What was overlying the shell/bones? Another good question. Well it was a thick banded layer of mixed sandy and gritty clays. We think this is likely to be alluvium – material laid down by water – but from where? To the south is a very large estuary that frequently floods, while to the west is the sea.
Any more clues? Well yes, the bones are very worn, so they may have been transported here after floating around and eroding, either in a river or along the coast. This fits with them being deposited on the clay layer, maybe after a flood or maybe after a storm? Who knows?
Is this all we can find out? Of course not, we have plenty of questions we can ask……
Maybe there are clues from the shell fragments? Yes indeed. They are very thick (around 4mm) and the curvature suggests a large egg, in fact a very, very large egg. Comparing it to the large eggs in our museum – Ostrich, Emu, Cassowary – it is bigger still.
So what could it be?
Maybe there are clues from the bones? Yes indeed. They mostly consist of a sponge-like bony centre. If you look at sections through the bones of mammals, birds and reptiles etc., they look most similar to a bird. Along with the strong outer layer and the suggested diameter of the bones, this suggests they are from a large bird. And we all know that large birds have large eggs.
So … we have fossil fragments from a large bird, from near the coast of Madagascar.
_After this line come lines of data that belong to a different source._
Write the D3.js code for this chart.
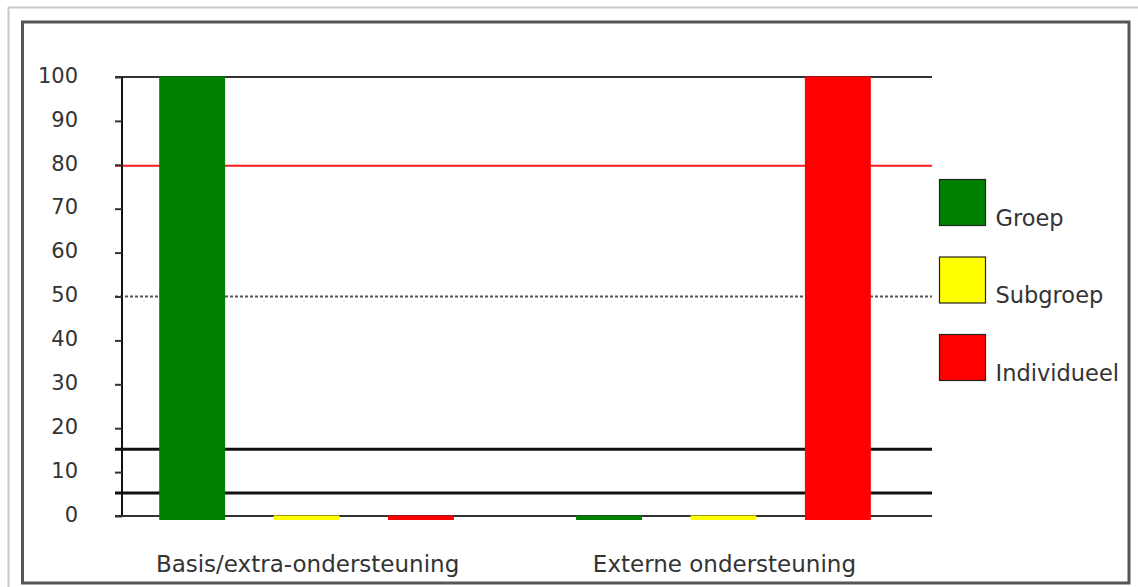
<!DOCTYPE html>
<html>
<head>
<meta charset="utf-8">
<script src="https://cdn.jsdelivr.net/npm/d3@7"></script>
<style>
  html, body { margin: 0; padding: 0; background: #fff; }
  svg { display: block; }
  text { font-family: "DejaVu Sans", Verdana, sans-serif; fill: #333; }
</style>
</head>
<body>
<svg id="chart" width="1138" height="587"></svg>
<script>
// ---- data ----
const categories = ["Basis/extra-ondersteuning", "Externe ondersteuning"];
const series = ["Groep", "Subgroep", "Individueel"];
const seriesColors = ["#008000", "#ffff00", "#ff0000"];
const valuesGroep = [100, 0];
const valuesSubgroep = [0, 0];
const valuesIndividueel = [0, 100];
const yTicks = [0, 10, 20, 30, 40, 50, 60, 70, 80, 90, 100];
const redLineValue = [80];
const dottedLineValue = [50];
const thickLineValues = [15, 5];

const seriesValues = [valuesGroep, valuesSubgroep, valuesIndividueel];

(function () {
const svg = d3.select("#chart");

// outer light frame
svg.append("line").attr("x1", 8).attr("x2", 1138).attr("y1", 7.5).attr("y2", 7.5)
  .attr("stroke", "#c8c8c8").attr("stroke-width", 2);
svg.append("line").attr("x1", 8.5).attr("x2", 8.5).attr("y1", 7).attr("y2", 587)
  .attr("stroke", "#c8c8c8").attr("stroke-width", 2);
// inner dark frame
svg.append("rect").attr("x", 22.5).attr("y", 22).attr("width", 1106.5).attr("height", 561)
  .attr("fill", "#fff").attr("stroke", "#555").attr("stroke-width", 3);

const pl = 122, pr = 932, pt = 77, pb = 516;
const y = d3.scaleLinear().domain([0, 100]).range([pb, pt]);
const x0 = d3.scaleBand().domain(categories).range([pl, pr])
  .paddingInner(0.293).paddingOuter(0.118).align(0.378);
const x1 = d3.scaleBand().domain(series).range([0, x0.bandwidth()])
  .paddingInner(0.424).paddingOuter(0);

const g = svg.append("g");

// horizontal frame lines at 0 and 100
g.selectAll("line.hz").data([0, 100]).join("line").attr("class", "hz")
  .attr("x1", pl - 7).attr("x2", pr)
  .attr("y1", d => y(d)).attr("y2", d => y(d))
  .attr("stroke", "#333").attr("stroke-width", 2);

// reference lines
g.selectAll("line.red").data(redLineValue).join("line").attr("class", "red")
  .attr("x1", pl - 7).attr("x2", pr)
  .attr("y1", d => y(d) + 1).attr("y2", d => y(d) + 1)
  .attr("stroke", "#ff1a1a").attr("stroke-width", 2);
g.selectAll("line.dot").data(dottedLineValue).join("line").attr("class", "dot")
  .attr("x1", pl - 7).attr("x2", pr)
  .attr("y1", d => y(d)).attr("y2", d => y(d))
  .attr("stroke", "#555").attr("stroke-width", 2).attr("stroke-dasharray", "3,2");
g.selectAll("line.thick").data(thickLineValues).join("line").attr("class", "thick")
  .attr("x1", pl - 7).attr("x2", pr)
  .attr("y1", d => y(d) - 1).attr("y2", d => y(d) - 1)
  .attr("stroke", "#111").attr("stroke-width", 3);

// y axis
const yAxis = d3.axisLeft(y).tickValues(yTicks).tickSize(7).tickPadding(0).tickFormat(d3.format("d"));
const ya = g.append("g").attr("transform", `translate(${pl},0)`).call(yAxis);
ya.select(".domain").attr("stroke", "#111").attr("stroke-width", 2).attr("d", `M0,${pt}V${pb}`);
ya.selectAll(".tick line").attr("stroke", "#333").attr("stroke-width", 2);
ya.selectAll(".tick text")
  .attr("x", 78 - pl).attr("dy", "0.25em")
  .attr("text-anchor", "end")
  .style("font-family", '"DejaVu Sans", Verdana, sans-serif')
  .style("font-size", "21px").attr("fill", "#333");

// bars
const rows = categories.map((c, i) => ({ cat: c, vals: series.map((s, j) => ({ s, j, v: seriesValues[j][i] })) }));
const grp = g.selectAll("g.grp").data(rows).join("g").attr("class", "grp")
  .attr("transform", d => `translate(${x0(d.cat)},0)`);
grp.selectAll("rect").data(d => d.vals).join("rect")
  .attr("x", d => x1(d.s))
  .attr("width", x1.bandwidth())
  .attr("y", d => y(d.v) - 0.5)
  .attr("height", d => y(0) - y(d.v) + 4.5)
  .attr("fill", d => seriesColors[d.j]);

// x labels
g.selectAll("text.xl").data(categories).join("text").attr("class", "xl")
  .attr("x", d => x0(d) + x0.bandwidth() / 2 + 1)
  .attr("y", 572)
  .attr("text-anchor", "middle")
  .style("font-size", "23px")
  .text(d => d);

// legend
const leg = svg.append("g").selectAll("g").data(series).join("g")
  .attr("transform", (d, i) => `translate(939.5,${179.5 + i * 77.5})`);
leg.append("rect").attr("width", 46).attr("height", 46)
  .attr("fill", (d, i) => seriesColors[i]).attr("stroke", "#222").attr("stroke-width", 1.2);
leg.append("text").attr("x", 56).attr("y", 46)
  .style("font-size", "22.5px").text(d => d);
})();
</script>
</body>
</html>
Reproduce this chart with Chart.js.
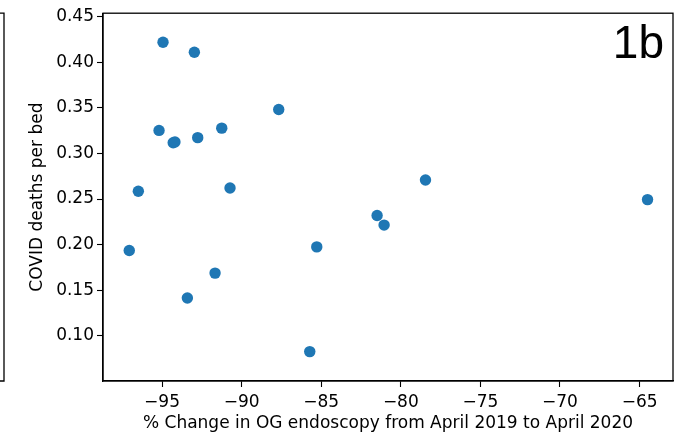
<!DOCTYPE html>
<html>
<head>
<meta charset="utf-8">
<script src="https://cdn.jsdelivr.net/npm/chart.js@4/dist/chart.umd.min.js"></script>
<style>
  html, body { margin: 0; padding: 0; background: #ffffff; }
  #wrap { width: 682px; height: 434px; position: relative; }
</style>
</head>
<body>
<div id="wrap"><canvas id="c" width="682" height="434"></canvas></div>
<script>
// ---- data ----
const xValues = [-94.94, -92.97, -87.67, -95.19, -94.30, -94.19, -92.76, -91.25, -96.49, -90.73,
                 -81.49, -81.05, -97.06, -85.28, -91.67, -93.41, -85.72, -78.45, -64.50];
const yValues = [0.4217, 0.4108, 0.3481, 0.3252, 0.3117, 0.3126, 0.3173, 0.3277, 0.2585, 0.2621,
                 0.2320, 0.2215, 0.1936, 0.1976, 0.1689, 0.1416, 0.0829, 0.2708, 0.2494];
const xTicks = [-95, -90, -85, -80, -75, -70, -65];
const yTicks = [0.10, 0.15, 0.20, 0.25, 0.30, 0.35, 0.40, 0.45];
const xTitle = '% Change in OG endoscopy from April 2019 to April 2020';
const yTitle = 'COVID deaths per bed';
const panelLabel = '1b';

const points = xValues.map((x, i) => ({ x: x, y: yValues[i] }));
const FONT = "'DejaVu Sans', sans-serif";

const framePlugin = {
  id: 'frame',
  afterDraw(chart) {
    const { ctx, chartArea: a } = chart;
    ctx.save();
    ctx.strokeStyle = '#000000';
    ctx.lineWidth = 1.3;
    ctx.strokeRect(a.left, a.top, a.right - a.left, a.bottom - a.top);
    // right edge of the neighbouring panel (1a), cut off at the left
    ctx.beginPath();
    ctx.moveTo(0, a.top);
    ctx.lineTo(4, a.top);
    ctx.lineTo(4, a.bottom);
    ctx.lineTo(0, a.bottom);
    ctx.stroke();
    // panel label
    ctx.fillStyle = '#000000';
    ctx.font = "46px 'Liberation Sans', Arial, sans-serif";
    ctx.textAlign = 'right';
    ctx.textBaseline = 'alphabetic';
    ctx.fillText(panelLabel, 664, 58);
    ctx.restore();
  }
};

const minus = v => (v < 0 ? '\u2212' + Math.abs(v) : String(v));

new Chart(document.getElementById('c'), {
  type: 'scatter',
  data: {
    datasets: [{
      data: points,
      backgroundColor: '#1f77b4',
      borderWidth: 0,
      pointRadius: 5.7,
      pointHoverRadius: 5.7
    }]
  },
  options: {
    responsive: false,
    animation: false,
    events: [],
    layout: { padding: { left: 0, right: 9, top: 11, bottom: 0 } },
    plugins: { legend: { display: false }, tooltip: { enabled: false } },
    scales: {
      x: {
        type: 'linear',
        min: -98.71,
        max: -62.90,
        afterFit: s => { s.height = 53; },
        afterBuildTicks: s => { s.ticks = xTicks.map(v => ({ value: v })); },
        grid: { display: true, drawOnChartArea: false, drawTicks: true, tickLength: 6, tickColor: '#000000', tickWidth: 1.1 },
        border: { display: true, color: '#000000', width: 1.3 },
        ticks: {
          color: '#000000', padding: 5, maxRotation: 0, autoSkip: false,
          font: { family: FONT, size: 17 },
          callback: v => minus(v)
        },
        title: {
          display: true, text: xTitle, color: '#000000',
          font: { family: FONT, size: 17 },
          padding: { top: 0, bottom: 0 }
        }
      },
      y: {
        type: 'linear',
        min: 0.0507,
        max: 0.4536,
        afterFit: s => { s.width = 103; },
        afterBuildTicks: s => { s.ticks = yTicks.map(v => ({ value: v })); },
        grid: { display: true, drawOnChartArea: false, drawTicks: true, tickLength: 6, tickColor: '#000000', tickWidth: 1.1 },
        border: { display: true, color: '#000000', width: 1.3 },
        ticks: {
          color: '#000000', padding: 3, autoSkip: false,
          font: { family: FONT, size: 17 },
          callback: v => v.toFixed(2)
        },
        title: {
          display: true, text: yTitle, color: '#000000',
          font: { family: FONT, size: 17 },
          padding: { top: 27, bottom: 0 }
        }
      }
    }
  },
  plugins: [framePlugin]
});
</script>
</body>
</html>
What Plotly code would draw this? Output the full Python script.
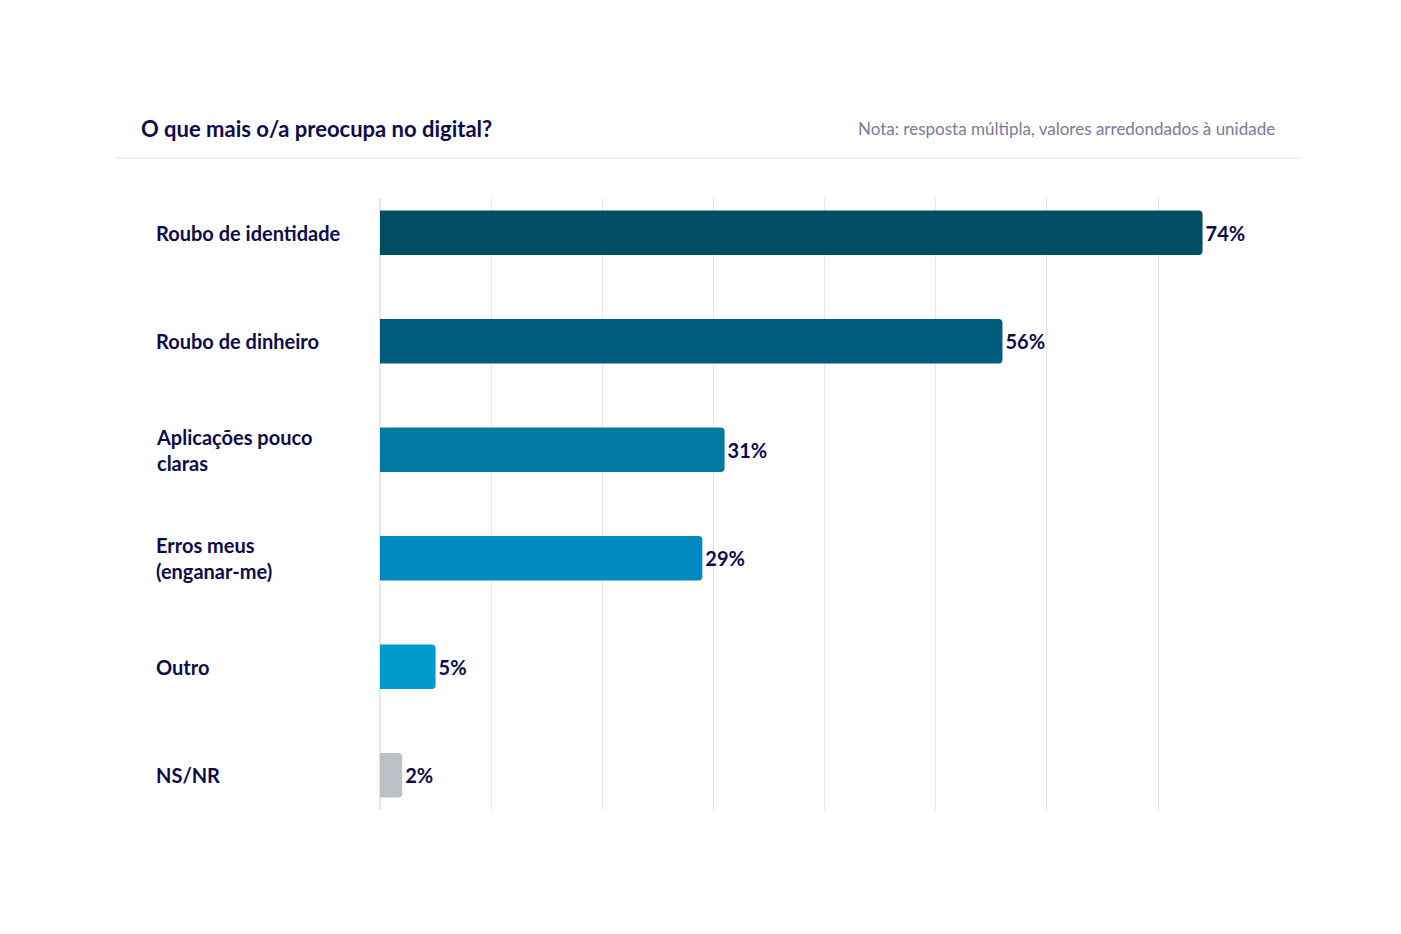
import plotly.graph_objects as go

categories = ["Roubo de identidade", "Roubo de dinheiro", "Aplicações pouco<br>claras",
              "Erros meus<br>(enganar-me)", "Outro", "NS/NR"]
values = [74, 56, 31, 29, 5, 2]
colors = ["#004d64", "#005c7c", "#0079a3", "#0089c0", "#009bcc", "#bdc1c7"]
navy = "#0d0b4d"

fig = go.Figure(go.Bar(
    x=values, y=list(range(len(categories))), orientation="h",
    marker=dict(color=colors, line=dict(width=0)), width=0.41,
    text=[f"{v}%" for v in values], textposition="outside", cliponaxis=False,
    textfont=dict(family="Lato", size=20, color=navy, weight="bold"),
    hoverinfo="skip"))

for i, c in enumerate(categories):
    fig.add_annotation(x=0, xref="paper", xshift=-226, y=i, yref="y", text=c,
                       showarrow=False, xanchor="left", align="left",
                       font=dict(family="Lato", size=20, color=navy, weight="bold"))

fig.add_annotation(x=0, xref="paper", xshift=-241, y=1, yref="paper", yshift=70,
                   text="O que mais o/a preocupa no digital?", showarrow=False,
                   xanchor="left", yanchor="middle",
                   font=dict(family="Lato", size=22, color=navy, weight="bold"))
fig.add_annotation(x=1, xref="paper", xshift=30, y=1, yref="paper", yshift=70,
                   text="Nota: resposta múltipla, valores arredondados à unidade",
                   showarrow=False, xanchor="right", yanchor="middle",
                   font=dict(family="Lato", size=17, color="#7b7a9c"))
fig.add_shape(type="line", xref="paper", yref="paper", x0=-264/867, x1=921/867,
              y0=1 + 40/612, y1=1 + 40/612, line=dict(color="#e3e3e8", width=1))

fig.update_layout(
    width=1401, height=934, paper_bgcolor="white", plot_bgcolor="white",
    margin=dict(l=372, r=162, t=190, b=132), showlegend=False,
    barcornerradius=4, uniformtext=dict(minsize=1),
    xaxis=dict(range=[0, 78], dtick=10, showgrid=True, gridcolor="#e6e6e9",
               showticklabels=False, zeroline=True, zerolinecolor="#e6e6e9", fixedrange=True),
    yaxis=dict(range=[5.32, -0.32], showticklabels=False, showgrid=False, zeroline=False),
)
fig.write_html("out.html")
And we can just go on exploring now …. The internet is full of articles on Madagascar’s famous giant bird – The Elephant Bird. The biggest bird to have ever lived.
Have we found evidence of the Elephant Bird? We have shown the fragments to Sandra Chapman, who is Curator (of the Fossil Birds, Reptiles and Amphibians Group) at the Natural History Museum in London, and she has confirmed that they do appear to be from an Elephant Bird.
So which species of Elephant Bird? A recent scientific paper suggests there were at least four species of Elephant Bird in Madagascar, with three species occurring in the area where our fossils were found – Aepyornis maximus, Mullerornis modestus and Vorombe titan.
So which one was ours? We have shown the fragments to Lucas Legendre, an authority of Elephant Bird bones and their histology. The bones do not have clues to the species – i.e., no crests or tuberosities – so it would require bone analysis to take the identification further. Can the Museum get this work done and continue our story?
How old are they? Elephant birds appeared on the island of Madagascar some 2 million years ago, after a prolonged period of cooling across the world made a wide range of animals evolve to increasingly larger size. In lacking effective predators, island species often grow to prodigious size. Just think of the Komodo Dragon in Indonesia.
So our fossils could be of considerable age. The best way to research their age is to use carbon dating, so we have contacted the Oxford Radiocarbon Accelerator Unit. They can analyse a single sample for around £500, so we will need to explore how to find this sum. Will we be successful?
So from just a few fragments of shell and bone, sitting in the palm of your hand, picked up by accident, we have managed to link past, present and future.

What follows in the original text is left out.